- **Work to do**: Up to and including the line with "var firstReading = 0.6;", write out the listing from its first line, minus the pictures.

- **Data lines**:
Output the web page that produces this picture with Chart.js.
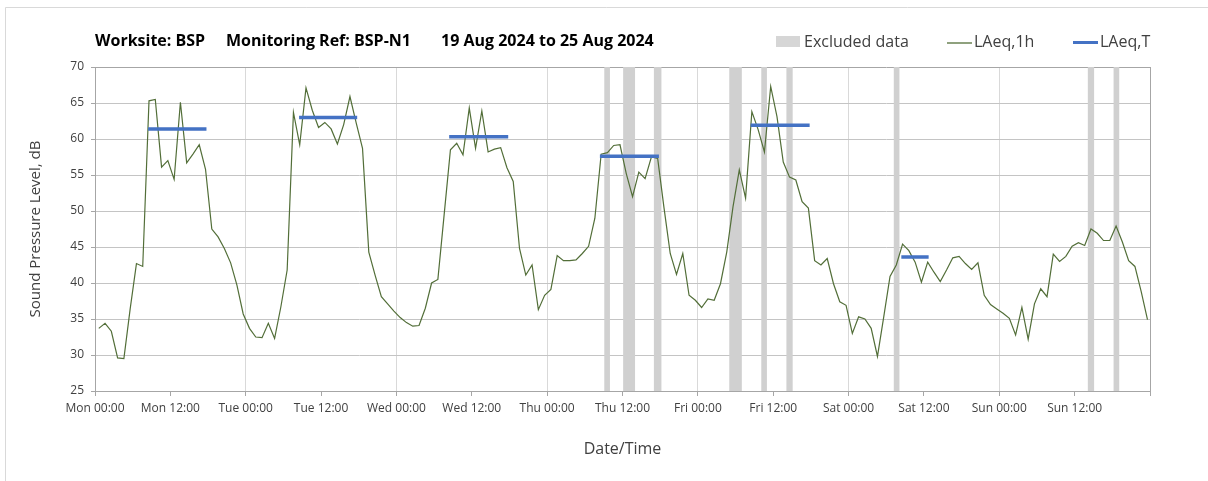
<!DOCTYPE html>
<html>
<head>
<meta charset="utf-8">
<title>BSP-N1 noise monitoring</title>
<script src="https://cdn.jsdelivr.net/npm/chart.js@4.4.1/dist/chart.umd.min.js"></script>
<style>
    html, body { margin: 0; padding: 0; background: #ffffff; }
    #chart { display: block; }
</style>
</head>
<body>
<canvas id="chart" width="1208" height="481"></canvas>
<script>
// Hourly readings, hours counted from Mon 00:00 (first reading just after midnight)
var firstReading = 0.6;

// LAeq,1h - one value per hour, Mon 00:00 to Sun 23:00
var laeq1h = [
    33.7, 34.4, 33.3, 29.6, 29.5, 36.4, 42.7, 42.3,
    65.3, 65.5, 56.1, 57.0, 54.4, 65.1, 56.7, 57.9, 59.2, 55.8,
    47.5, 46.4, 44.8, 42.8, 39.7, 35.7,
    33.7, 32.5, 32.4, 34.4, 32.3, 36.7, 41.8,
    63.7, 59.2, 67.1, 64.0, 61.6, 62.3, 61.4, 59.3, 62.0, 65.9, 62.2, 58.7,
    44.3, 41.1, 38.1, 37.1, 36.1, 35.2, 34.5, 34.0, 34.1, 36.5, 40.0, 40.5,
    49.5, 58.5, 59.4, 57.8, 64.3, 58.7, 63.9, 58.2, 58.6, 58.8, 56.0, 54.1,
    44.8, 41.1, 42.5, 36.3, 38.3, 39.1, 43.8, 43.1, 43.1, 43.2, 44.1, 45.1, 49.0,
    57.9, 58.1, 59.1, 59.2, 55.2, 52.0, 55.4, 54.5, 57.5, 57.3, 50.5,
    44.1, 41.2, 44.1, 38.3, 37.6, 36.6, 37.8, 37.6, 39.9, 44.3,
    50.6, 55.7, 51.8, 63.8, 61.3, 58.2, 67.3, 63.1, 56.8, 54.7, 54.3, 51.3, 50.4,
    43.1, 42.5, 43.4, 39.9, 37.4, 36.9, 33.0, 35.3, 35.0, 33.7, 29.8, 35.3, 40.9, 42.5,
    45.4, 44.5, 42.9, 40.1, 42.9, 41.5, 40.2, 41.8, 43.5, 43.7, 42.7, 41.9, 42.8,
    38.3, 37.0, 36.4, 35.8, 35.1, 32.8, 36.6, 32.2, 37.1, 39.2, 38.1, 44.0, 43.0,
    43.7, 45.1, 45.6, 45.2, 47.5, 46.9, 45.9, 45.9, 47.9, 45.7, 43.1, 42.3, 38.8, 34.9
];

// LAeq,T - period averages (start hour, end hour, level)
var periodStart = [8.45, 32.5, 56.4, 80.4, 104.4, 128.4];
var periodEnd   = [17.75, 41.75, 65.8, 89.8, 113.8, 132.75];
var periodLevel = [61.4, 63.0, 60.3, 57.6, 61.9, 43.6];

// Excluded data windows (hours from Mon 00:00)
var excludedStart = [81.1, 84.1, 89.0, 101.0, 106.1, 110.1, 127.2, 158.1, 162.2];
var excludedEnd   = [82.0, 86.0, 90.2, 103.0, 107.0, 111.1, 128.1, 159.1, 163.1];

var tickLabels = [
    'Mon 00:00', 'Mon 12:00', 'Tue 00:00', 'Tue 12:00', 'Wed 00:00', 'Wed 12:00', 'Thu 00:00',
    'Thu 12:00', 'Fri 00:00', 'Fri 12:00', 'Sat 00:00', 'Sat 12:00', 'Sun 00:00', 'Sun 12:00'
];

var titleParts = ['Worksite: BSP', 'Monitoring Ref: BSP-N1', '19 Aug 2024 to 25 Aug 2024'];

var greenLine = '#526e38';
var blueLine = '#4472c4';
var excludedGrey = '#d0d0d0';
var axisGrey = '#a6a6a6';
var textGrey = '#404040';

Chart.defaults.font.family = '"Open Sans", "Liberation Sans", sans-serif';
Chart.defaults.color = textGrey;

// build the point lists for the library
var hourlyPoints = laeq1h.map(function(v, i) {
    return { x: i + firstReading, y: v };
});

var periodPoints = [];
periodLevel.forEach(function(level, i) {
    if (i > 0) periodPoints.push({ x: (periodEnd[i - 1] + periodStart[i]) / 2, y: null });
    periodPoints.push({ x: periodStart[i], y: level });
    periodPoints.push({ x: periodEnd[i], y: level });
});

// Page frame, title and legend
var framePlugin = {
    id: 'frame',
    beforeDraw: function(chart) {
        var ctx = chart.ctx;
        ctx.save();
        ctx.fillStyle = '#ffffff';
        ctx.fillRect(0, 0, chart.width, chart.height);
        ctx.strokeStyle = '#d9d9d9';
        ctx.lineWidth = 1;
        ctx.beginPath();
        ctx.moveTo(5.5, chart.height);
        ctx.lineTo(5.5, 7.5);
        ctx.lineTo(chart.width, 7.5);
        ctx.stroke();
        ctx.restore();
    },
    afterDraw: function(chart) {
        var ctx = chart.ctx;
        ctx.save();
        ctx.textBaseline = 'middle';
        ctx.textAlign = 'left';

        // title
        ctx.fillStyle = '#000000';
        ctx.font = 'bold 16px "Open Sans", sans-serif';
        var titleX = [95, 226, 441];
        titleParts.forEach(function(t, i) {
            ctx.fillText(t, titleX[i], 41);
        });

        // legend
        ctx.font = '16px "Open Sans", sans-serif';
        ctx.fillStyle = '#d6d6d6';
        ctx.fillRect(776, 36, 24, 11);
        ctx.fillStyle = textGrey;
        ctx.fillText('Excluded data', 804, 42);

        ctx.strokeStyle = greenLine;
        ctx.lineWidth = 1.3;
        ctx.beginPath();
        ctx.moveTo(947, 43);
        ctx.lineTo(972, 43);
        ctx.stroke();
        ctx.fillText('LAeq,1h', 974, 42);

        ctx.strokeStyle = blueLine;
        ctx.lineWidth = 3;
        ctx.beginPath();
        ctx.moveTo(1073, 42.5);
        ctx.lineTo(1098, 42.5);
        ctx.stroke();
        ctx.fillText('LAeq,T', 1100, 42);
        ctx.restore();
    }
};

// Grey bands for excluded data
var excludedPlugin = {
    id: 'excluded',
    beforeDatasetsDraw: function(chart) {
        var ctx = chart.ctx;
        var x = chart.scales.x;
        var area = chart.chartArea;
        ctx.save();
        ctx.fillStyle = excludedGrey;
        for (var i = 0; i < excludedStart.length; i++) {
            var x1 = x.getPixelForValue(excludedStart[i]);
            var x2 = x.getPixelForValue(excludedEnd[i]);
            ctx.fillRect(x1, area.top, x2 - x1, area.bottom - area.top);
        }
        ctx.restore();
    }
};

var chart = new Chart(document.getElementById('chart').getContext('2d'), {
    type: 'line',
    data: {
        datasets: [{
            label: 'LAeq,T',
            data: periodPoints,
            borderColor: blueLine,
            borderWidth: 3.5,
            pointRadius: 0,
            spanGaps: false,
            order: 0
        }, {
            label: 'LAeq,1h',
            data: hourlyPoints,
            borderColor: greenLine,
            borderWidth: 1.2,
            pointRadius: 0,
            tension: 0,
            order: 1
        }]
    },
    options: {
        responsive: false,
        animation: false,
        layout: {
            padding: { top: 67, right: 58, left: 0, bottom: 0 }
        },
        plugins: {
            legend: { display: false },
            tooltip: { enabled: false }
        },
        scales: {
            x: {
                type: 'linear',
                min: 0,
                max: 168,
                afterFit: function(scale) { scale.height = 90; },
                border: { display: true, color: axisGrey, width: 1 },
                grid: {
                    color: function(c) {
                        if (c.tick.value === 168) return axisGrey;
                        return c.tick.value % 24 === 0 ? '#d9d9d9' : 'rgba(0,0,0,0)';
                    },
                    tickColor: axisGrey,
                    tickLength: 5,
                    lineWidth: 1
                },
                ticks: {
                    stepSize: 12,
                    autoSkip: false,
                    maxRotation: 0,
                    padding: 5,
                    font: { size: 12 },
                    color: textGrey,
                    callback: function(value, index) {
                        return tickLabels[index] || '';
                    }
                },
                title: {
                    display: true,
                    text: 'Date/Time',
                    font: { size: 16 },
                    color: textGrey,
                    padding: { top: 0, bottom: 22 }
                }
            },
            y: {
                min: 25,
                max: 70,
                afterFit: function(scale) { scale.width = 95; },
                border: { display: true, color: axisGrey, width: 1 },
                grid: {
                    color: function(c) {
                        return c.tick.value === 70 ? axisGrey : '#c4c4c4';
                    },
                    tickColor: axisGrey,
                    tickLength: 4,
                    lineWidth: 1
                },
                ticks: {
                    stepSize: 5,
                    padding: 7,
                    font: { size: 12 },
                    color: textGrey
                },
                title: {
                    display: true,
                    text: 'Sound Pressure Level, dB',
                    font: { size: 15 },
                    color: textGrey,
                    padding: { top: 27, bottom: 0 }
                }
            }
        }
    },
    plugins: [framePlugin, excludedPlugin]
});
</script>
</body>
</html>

- **Result of the exercise**:
Output the web page that produces this picture with Chart.js.
<!DOCTYPE html>
<html>
<head>
<meta charset="utf-8">
<title>BSP-N1 noise monitoring</title>
<script src="https://cdn.jsdelivr.net/npm/chart.js@4.4.1/dist/chart.umd.min.js"></script>
<style>
    html, body { margin: 0; padding: 0; background: #ffffff; }
    #chart { display: block; }
</style>
</head>
<body>
<canvas id="chart" width="1208" height="481"></canvas>
<script>
// Hourly readings, hours counted from Mon 00:00 (first reading just after midnight)
var firstReading = 0.6;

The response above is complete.